A noter, que sur ce film Kurosawa institutionnalise son futur procédé de tourner systématiquement à plusieurs caméras (il ne l'avait fait que pour l'épique séquence finale de son précédent "Sept Samouraïs" pour filmer une seule et même action sous différents angles dans la continuité et que l'absence totale de musique est due à la soudaine disparition de son compositeur attitré et ami personnel Fumio Hayasaka, emporté par la tuberculose. Le disciple de ce dernier, Sato Masaru, va reprendre des bouts de compositions pour les enregistrer et mettre à disposition pour ce film; mais il est certain, que cette tragédie aura également contribué à affecter l'humour premier du film pour le mener vers le côté plus mélodramatique.
Ca ne décolle jamais
Le film est fidèle à sa réputation, qui n'est pas fameuse... On s'interroge pendant tout le film sur les raisons qui expliquent la paranoïa atomique du vieillard ; on attend (en vain) qu'une relation se noue entre le médiateur du tribunal des affaires familiales et son inconfortable client ; on aspire à ce que le personnage principal prenne petit à petit une envergure King Lear-ienne, si j'ose dire... mais le film retombe comme un soufflet.

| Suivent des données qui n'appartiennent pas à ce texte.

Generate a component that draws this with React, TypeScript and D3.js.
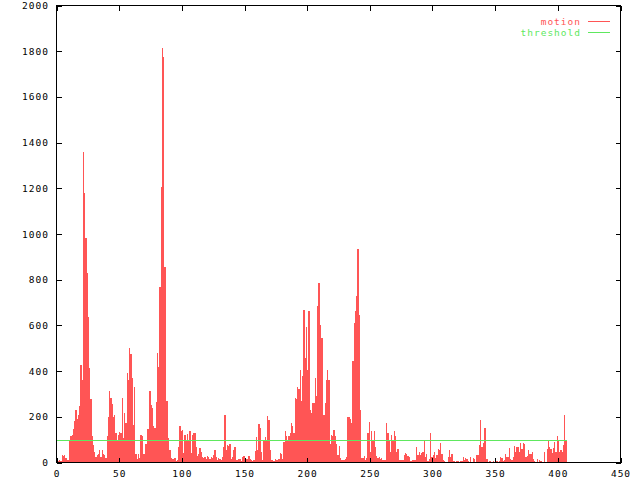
import React from 'react';
import * as d3 from 'd3';

const motion: number[] = [
  8, 5, 10, 8, 33, 30, 35, 20, 10, 12,
  92, 114, 121, 147, 182, 230, 190, 209, 248, 425,
  362, 1359, 1181, 982, 829, 635, 414, 277, 114, 77,
  48, 26, 33, 38, 55, 26, 55, 38, 33, 20,
  114, 201, 311, 284, 255, 200, 210, 128, 92, 121,
  133, 128, 284, 106, 216, 172, 391, 359, 500, 474,
  369, 165, 330, 38, 15, 38, 19, 121, 114, 38,
  38, 82, 147, 147, 311, 252, 238, 158, 153, 264,
  479, 416, 768, 1207, 1814, 1776, 857, 271, 267, 107,
  55, 19, 16, 15, 19, 7, 12, 70, 158, 140,
  143, 41, 121, 92, 125, 96, 139, 41, 121, 131,
  131, 70, 29, 38, 63, 45, 26, 18, 22, 15,
  29, 23, 16, 26, 20, 33, 55, 26, 12, 19,
  15, 12, 23, 70, 209, 53, 77, 74, 82, 15,
  23, 53, 66, 12, 12, 15, 15, 7, 23, 29,
  12, 16, 15, 29, 15, 12, 7, 9, 51, 112,
  53, 168, 150, 48, 12, 95, 111, 95, 204, 184,
  53, 9, 13, 7, 15, 12, 9, 15, 41, 38,
  15, 88, 136, 117, 99, 117, 131, 175, 158, 131,
  282, 277, 330, 321, 406, 267, 380, 668, 457, 592,
  406, 661, 230, 216, 260, 260, 369, 289, 686, 785,
  603, 544, 544, 206, 260, 362, 406, 362, 82, 121,
  117, 143, 117, 82, 34, 73, 19, 12, 12, 12,
  15, 26, 201, 201, 190, 175, 446, 610, 665, 727,
  934, 646, 228, 19, 19, 29, 9, 19, 128, 179,
  48, 136, 92, 136, 70, 29, 19, 22, 15, 19,
  12, 9, 9, 172, 131, 99, 48, 121, 99, 139,
  114, 48, 60, 12, 9, 12, 9, 34, 41, 38,
  29, 26, 7, 7, 12, 12, 12, 70, 34, 44,
  34, 41, 45, 99, 26, 38, 7, 15, 128, 26,
  34, 45, 19, 34, 60, 53, 85, 38, 12, 7,
  4, 4, 23, 53, 23, 38, 7, 5, 4, 6,
  5, 4, 6, 5, 26, 12, 19, 15, 7, 4,
  26, 4, 19, 15, 4, 34, 31, 77, 187, 70,
  85, 150, 150, 15, 4, 7, 5, 4, 6, 4,
  5, 7, 4, 5, 23, 19, 7, 12, 38, 26,
  26, 63, 15, 12, 26, 73, 48, 70, 67, 48,
  85, 58, 85, 82, 26, 29, 53, 36, 38, 48,
  15, 7, 4, 15, 4, 12, 7, 4, 4, 48,
  4, 60, 92, 70, 58, 41, 63, 88, 48, 118,
  99, 48, 55, 48, 77, 209, 96,
];

const thresholdValue = 100;
const xTickValues = [0, 50, 100, 150, 200, 250, 300, 350, 400, 450];
const yTickValues = [0, 200, 400, 600, 800, 1000, 1200, 1400, 1600, 1800, 2000];
const seriesNames = ['motion', 'threshold'];

export default function App() {
  const W = 640;
  const H = 480;
  const left = 56.5, right = 620.5, top = 5.5, bottom = 462.5;
  const x = d3.scaleLinear().domain([0, 450]).range([left, right]);
  const y = d3.scaleLinear().domain([0, 2000]).range([bottom, top]);

  const red = '#ff5555';
  const green = '#5ee85e';
  const font = "'DejaVu Sans Mono', monospace";
  const fs = 9.5;
  const ls = 1;
  const tick = 5;

  const thrLine = d3.line<[number, number]>()
    .x((d) => x(d[0]))
    .y((d) => Math.round(y(d[1])) + 0.5)([
      [0, thresholdValue],
      [motion.length, thresholdValue],
    ]);

  const colors = [red, green];

  return (
    <svg
      width={W}
      height={H}
      style={{ position: 'absolute', left: 0, top: 0, background: '#fff' }}
    >
      <rect x={0} y={0} width={W} height={H} fill="#fff" />
      <g shapeRendering="crispEdges">
        {motion.map((v, i) => (
          <rect
            key={i}
            x={x(i)}
            width={x(i + 1) - x(i)}
            y={y(v)}
            height={y(0) - y(v)}
            fill={red}
          />
        ))}
      </g>
      <path d={thrLine || ''} stroke={green} strokeWidth={1} fill="none" shapeRendering="crispEdges" />
      <g stroke="#000" strokeWidth={1} shapeRendering="crispEdges">
        {yTickValues.map((v) => (
          <g key={'yt' + v}>
            <line x1={left} x2={left + tick} y1={Math.round(y(v)) + 0.5} y2={Math.round(y(v)) + 0.5} />
            <line x1={right} x2={right - tick} y1={Math.round(y(v)) + 0.5} y2={Math.round(y(v)) + 0.5} />
          </g>
        ))}
        {xTickValues.map((v) => (
          <g key={'xt' + v}>
            <line x1={Math.round(x(v)) + 0.5} x2={Math.round(x(v)) + 0.5} y1={bottom} y2={bottom - tick} />
            <line x1={Math.round(x(v)) + 0.5} x2={Math.round(x(v)) + 0.5} y1={top} y2={top + tick} />
          </g>
        ))}
        <rect x={left} y={top} width={right - left} height={bottom - top} fill="none" />
      </g>
      <g fontFamily={font} fontSize={fs} letterSpacing={ls} fill="#000">
        {yTickValues.map((v) => (
          <text key={'yl' + v} x={48 + ls} y={y(v) + 3.5} textAnchor="end">
            {v}
          </text>
        ))}
        {xTickValues.map((v) => (
          <text key={'xl' + v} x={x(v) + ls / 2} y={477} textAnchor="middle">
            {v}
          </text>
        ))}
      </g>
      <g fontFamily={font} fontSize={fs} letterSpacing={ls}>
        {seriesNames.map((name, k) => (
          <g key={name}>
            <text x={580 + ls} y={25 + k * 11} textAnchor="end" fill={colors[k]}>
              {name}
            </text>
            <line
              x1={588}
              x2={610}
              y1={21.5 + k * 11}
              y2={21.5 + k * 11}
              stroke={colors[k]}
              strokeWidth={1}
              shapeRendering="crispEdges"
            />
          </g>
        ))}
      </g>
    </svg>
  );
}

Au positif, il faut quand même noter la forte composition de Mifune (trente ans avant, on croirait voir Nakadai dans Ran), la science de la caméra de AK dans la description de la turbulente famille du vieillard (il met 15 personnages dans une chambre de 20 m2 et arrive à faire des panoramiques...) et le beau plan final qui, enfin, nous fait approcher la folie du personnage principal.
Pour les acteurs
Ce n'est pas un grand film, mais quand même un peu angoissant, et puis Mifune est d'autant plus extraordinaire que pour une fois il ne tire pas la couverture à lui.